Government fails to protect data

By Blaine Williams

The government is failing to train its staff on how to protect sensitive information, a Freedom of Information Act (FOI) request has found.

The request was made to 16 government departments and shows that most have yet to implement a basic level of training on data handling, despite high-profile losses of government data.

In June 2008, cabinet secretary Gus O’Donnell published the data handling bill which committed all departments to mandatory training for people with access to privileged information.

Training within each department should have commenced by the end of October 2008 but the FOI request found that many of the 16 departments asked have failed to achieve this.

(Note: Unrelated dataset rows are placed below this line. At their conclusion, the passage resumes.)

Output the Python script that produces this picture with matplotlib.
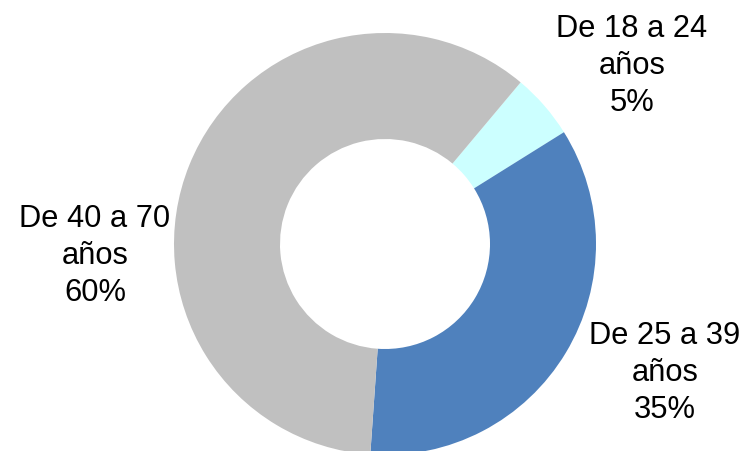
import matplotlib.pyplot as plt

# data
labels = ["De 18 a 24\naños", "De 25 a 39\naños", "De 40 a 70\naños"]
values = [5, 35, 60]
colors = ["#CCFFFF", "#4F81BD", "#C0C0C0"]

plt.rcParams['font.family'] = ['Liberation Sans', 'DejaVu Sans']

W, H = 751, 452
fig = plt.figure(figsize=(W / 100, H / 100), dpi=100)
ax = fig.add_axes([0, 0, 1, 1])

ax.pie(values, colors=colors, startangle=50, counterclock=False,
       center=(385, H - 245), radius=211,
       wedgeprops=dict(width=106, linewidth=0), frame=True)
ax.set_xlim(0, W)
ax.set_ylim(0, H)
ax.set_aspect('equal')
ax.axis('off')

# label positions (pixel coords, y from top)
label_pos = [(632, 66), (665, 373), (95, 256)]
for lab, v, (x, y) in zip(labels, values, label_pos):
    ax.text(x, H - y, f"{lab}\n{v}%", ha='center', va='center',
            fontsize=22.2, linespacing=1.32, color='black')

fig.savefig("out.png", dpi=100)
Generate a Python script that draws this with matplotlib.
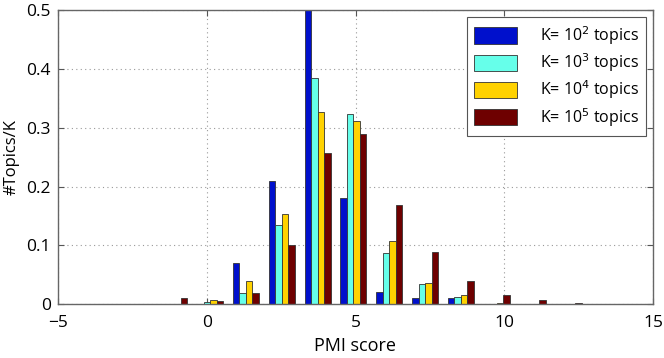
import matplotlib
matplotlib.use('Agg')
import matplotlib.pyplot as plt
import numpy as np

plt.rcParams['font.family'] = ['Open Sans', 'DejaVu Sans']

# bin centres of the PMI histogram
centers = [-1.1, 0.11, 1.315, 2.52, 3.725, 4.93, 6.135, 7.34, 8.545, 9.75, 10.955, 12.16, 13.365]

k2 = [0.0, 0.001, 0.070, 0.210, 0.510, 0.181, 0.021, 0.011, 0.010, 0.0, 0.0, 0.0, 0.0]
k3 = [0.001, 0.004, 0.020, 0.134, 0.385, 0.324, 0.088, 0.035, 0.012, 0.0, 0.0, 0.0, 0.0]
k4 = [0.001, 0.007, 0.040, 0.153, 0.327, 0.311, 0.108, 0.037, 0.015, 0.003, 0.001, 0.0, 0.0]
k5 = [0.010, 0.006, 0.020, 0.100, 0.257, 0.290, 0.168, 0.089, 0.039, 0.016, 0.007, 0.003, 0.001]

series = [k2, k3, k4, k5]
labels = ['K= 10$^2$ topics', 'K= 10$^3$ topics', 'K= 10$^4$ topics', 'K= 10$^5$ topics']
colors = ['#0010CC', '#66FFEA', '#FFD200', '#6E0000']

fig = plt.figure(figsize=(6.64, 3.58), dpi=100)
ax = fig.add_axes([58 / 664, 1 - 304.3 / 358, (653 - 58) / 664, (304.3 - 10) / 358])

x = np.array(centers)
w = 0.219
for i, (vals, lab, col) in enumerate(zip(series, labels, colors)):
    ax.bar(x + (i - 1.5) * w, vals, width=w, color=col, edgecolor='#333333',
           linewidth=0.6, label=lab)

ax.set_xlim(-5, 15)
ax.set_ylim(0, 0.5)
ax.set_xticks([-5, 0, 5, 10, 15])
ax.set_xticklabels(['\u22125', '0', '5', '10', '15'])
ax.set_yticks([0, 0.1, 0.2, 0.3, 0.4, 0.5])
ax.set_yticklabels(['0', '0.1', '0.2', '0.3', '0.4', '0.5'])
ax.tick_params(direction='in', top=True, right=True, length=4, labelsize=12.5,
               color='#555555')
ax.tick_params(axis='x', pad=8)
ax.tick_params(axis='y', pad=5)
ax.grid(True, linestyle=(0, (1, 3)), color='#999999', linewidth=0.8)
ax.set_axisbelow(True)
for s in ax.spines.values():
    s.set_color('#666666')
    s.set_linewidth(1.0)

ax.set_xlabel('PMI score', fontsize=13, labelpad=4)
ax.set_ylabel('#Topics/K', fontsize=12, labelpad=5)

leg = ax.legend(loc='upper right', fontsize=11.5, handlelength=2.7, handleheight=1.2,
                labelspacing=0.28, fancybox=False, framealpha=1, edgecolor='#555555',
                borderaxespad=0.45, handletextpad=1.4, borderpad=0.45)
leg.get_frame().set_linewidth(0.8)

fig.savefig('out.png', dpi=100)
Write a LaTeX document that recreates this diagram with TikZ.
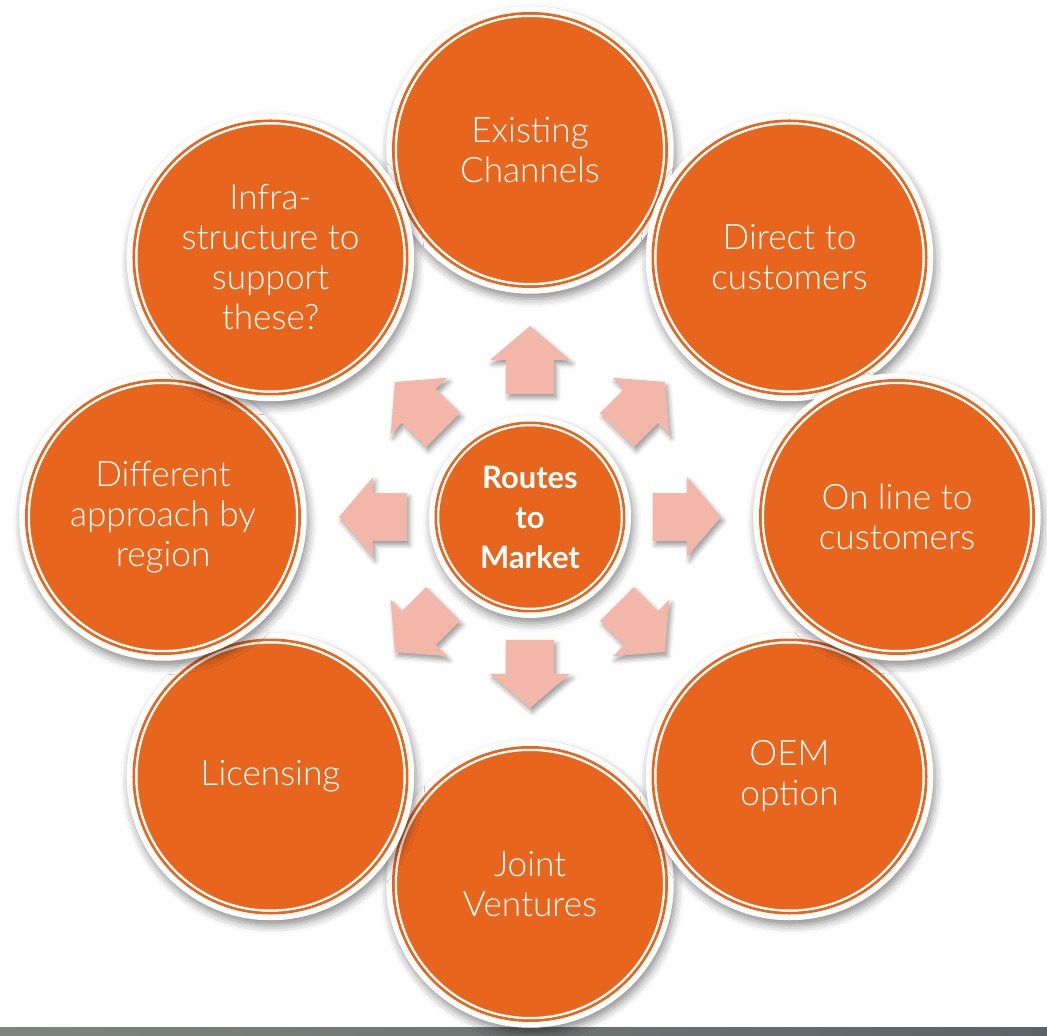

The Department for Schools, Children and Families admitted it had no IT security training at all.

The report also mandates that employees who handle personal data must have an annual refresher course, but 11 departments have revealed they do not have any provisions for refresher courses.

Eight of the government agencies have said they have no budget for IT security training this year; this included the Ministry of Justice, the Treasury and the Foreign and Commonwealth Office.

Robert Chapman, chief executive of Firebrand Training, which issued the FOI request, said the government was “failing to demonstrate a commitment to data protection”.

“The education of employees is essential to any organisation’s security,” he continued.

“We rely far too heavily on IT departments. It is clear that inadequate training and inconsistency between departments has produced a naiveté among government employees.”

The government lost 25 million child benefit records in November 2007, which included National Insurance numbers, name and address and people bank/saving account details.